Gestor da Unidade de Saúde Indígena da Agência Brasileira da AgSUS, Edson Oliveira explicou, durante o webinar, que este hospital está sendo planejado para ter atendimento médico e de especialistas indígenas, cuidados diferenciados com a alimentação e espaços para rituais e preparação de alimentos tradicionais.

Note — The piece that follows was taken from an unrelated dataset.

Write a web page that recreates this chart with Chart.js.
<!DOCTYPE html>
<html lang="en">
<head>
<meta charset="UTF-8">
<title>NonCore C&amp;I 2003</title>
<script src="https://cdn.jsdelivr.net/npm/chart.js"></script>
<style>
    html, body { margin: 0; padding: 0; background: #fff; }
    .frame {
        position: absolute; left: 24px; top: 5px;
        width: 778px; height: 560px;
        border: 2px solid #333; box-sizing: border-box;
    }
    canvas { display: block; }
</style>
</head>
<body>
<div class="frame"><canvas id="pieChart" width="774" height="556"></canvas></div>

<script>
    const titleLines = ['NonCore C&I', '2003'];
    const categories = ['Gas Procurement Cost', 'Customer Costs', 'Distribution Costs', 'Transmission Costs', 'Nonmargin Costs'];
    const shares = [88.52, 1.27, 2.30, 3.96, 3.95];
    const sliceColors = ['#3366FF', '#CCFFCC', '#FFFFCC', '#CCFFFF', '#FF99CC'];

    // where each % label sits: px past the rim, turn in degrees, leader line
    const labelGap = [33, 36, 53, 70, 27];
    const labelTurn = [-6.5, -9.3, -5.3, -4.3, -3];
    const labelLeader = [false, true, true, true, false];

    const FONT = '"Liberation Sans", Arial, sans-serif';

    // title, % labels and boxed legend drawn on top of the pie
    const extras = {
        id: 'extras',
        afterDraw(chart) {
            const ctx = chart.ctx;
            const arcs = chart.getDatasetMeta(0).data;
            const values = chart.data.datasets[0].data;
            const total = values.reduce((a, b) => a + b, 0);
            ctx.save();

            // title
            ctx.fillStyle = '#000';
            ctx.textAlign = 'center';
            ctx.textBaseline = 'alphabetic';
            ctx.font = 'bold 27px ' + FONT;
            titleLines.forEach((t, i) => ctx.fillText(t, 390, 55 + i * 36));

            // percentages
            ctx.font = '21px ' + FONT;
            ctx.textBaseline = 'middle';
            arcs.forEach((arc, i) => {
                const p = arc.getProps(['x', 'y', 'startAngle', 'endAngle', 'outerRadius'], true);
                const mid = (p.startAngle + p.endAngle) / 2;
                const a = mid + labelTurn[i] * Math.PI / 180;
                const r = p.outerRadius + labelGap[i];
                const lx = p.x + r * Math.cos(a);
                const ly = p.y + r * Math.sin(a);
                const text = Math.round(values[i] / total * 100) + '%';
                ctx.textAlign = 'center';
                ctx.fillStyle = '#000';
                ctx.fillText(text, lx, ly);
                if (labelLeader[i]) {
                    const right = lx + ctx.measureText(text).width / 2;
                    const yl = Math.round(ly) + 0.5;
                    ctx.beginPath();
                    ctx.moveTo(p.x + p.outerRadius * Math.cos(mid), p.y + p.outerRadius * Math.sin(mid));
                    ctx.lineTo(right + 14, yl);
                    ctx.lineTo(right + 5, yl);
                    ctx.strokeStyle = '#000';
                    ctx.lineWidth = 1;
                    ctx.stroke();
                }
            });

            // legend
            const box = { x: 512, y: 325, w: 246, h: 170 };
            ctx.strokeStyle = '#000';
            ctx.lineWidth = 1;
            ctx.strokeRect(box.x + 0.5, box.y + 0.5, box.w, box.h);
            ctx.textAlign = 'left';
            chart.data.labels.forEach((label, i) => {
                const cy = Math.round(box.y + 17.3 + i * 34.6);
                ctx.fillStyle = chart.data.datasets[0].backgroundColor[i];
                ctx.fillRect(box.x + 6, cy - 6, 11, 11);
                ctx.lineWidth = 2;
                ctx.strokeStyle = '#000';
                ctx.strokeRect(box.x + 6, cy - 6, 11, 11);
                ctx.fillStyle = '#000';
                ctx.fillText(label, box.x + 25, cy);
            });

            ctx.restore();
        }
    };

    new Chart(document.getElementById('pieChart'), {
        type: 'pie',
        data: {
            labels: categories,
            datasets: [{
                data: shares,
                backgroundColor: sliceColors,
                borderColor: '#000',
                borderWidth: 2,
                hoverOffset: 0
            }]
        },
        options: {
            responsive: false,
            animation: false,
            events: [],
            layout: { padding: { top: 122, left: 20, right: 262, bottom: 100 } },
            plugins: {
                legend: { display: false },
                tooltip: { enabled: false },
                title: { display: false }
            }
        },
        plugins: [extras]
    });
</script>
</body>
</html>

Tanto Oliveira quanto Kellen destacaram em suas falas que existem muitos desafios para que as medicinas indígenas sejam cada vez mais reconhecidas dentro do sistema público de saúde. Para além de pensar estruturas físicas de atendimento, é preciso, também, contribuir com a qualificação dos profissionais que atendem aos indígenas. “Não tem como debater saúde sem discutir formação”, disse o gestor da AgSUS, lembrando que necessidade de se valorizar as habilidades interculturais de profissionais que são contratados.

Biodiversidade – À medida em que o Brasil se prepara para sediar a COP 30, no próximo ano, a conexão entre biodiversidade e saúde indígena se torna impossível de ignorar. As mesmas florestas que guardam os saberes das medicinas tradicionais são também as que capturam carbono e protegem o planeta. Proteger uma é proteger a outra.
“É urgente entender as medicinas indígenas como ciências, porque as medicinas indígenas caminham de mãos dadas com a biodiversidade”, concluiu, no final do encontro virtual, a antropóloga e analista de campo da ACT-Brasil, Lirian Ribeiro Monteiro.
Assim como a cultura não é estática, a ciência também não é, e ambas se reinventam e produzem o futuro, continuou Lirian, trazendo o questionamento sobre “qual é o futuro que nós queremos”. “Um futuro com uma só medicina hegemônica, se sobrepondo a todas as outras, ou um futuro onde as culturas, as ciências e as suas medicinas possam prosperar em seus diálogos e suas práticas, trabalhando de forma complementar?”
Num tempo em que os debates sobre saúde global são dominados por vacinas, patentes e grandes cadeias hospitalares, os curadores indígenas do Brasil oferecem uma lição diferente: saúde não é só tratar doenças, é viver bem — em harmonia com a terra, com a comunidade e com a própria cultura.
*Artigo de Débora Menezes e Paulo Lyra, jornalista e conselheiro da ACT-Brasil.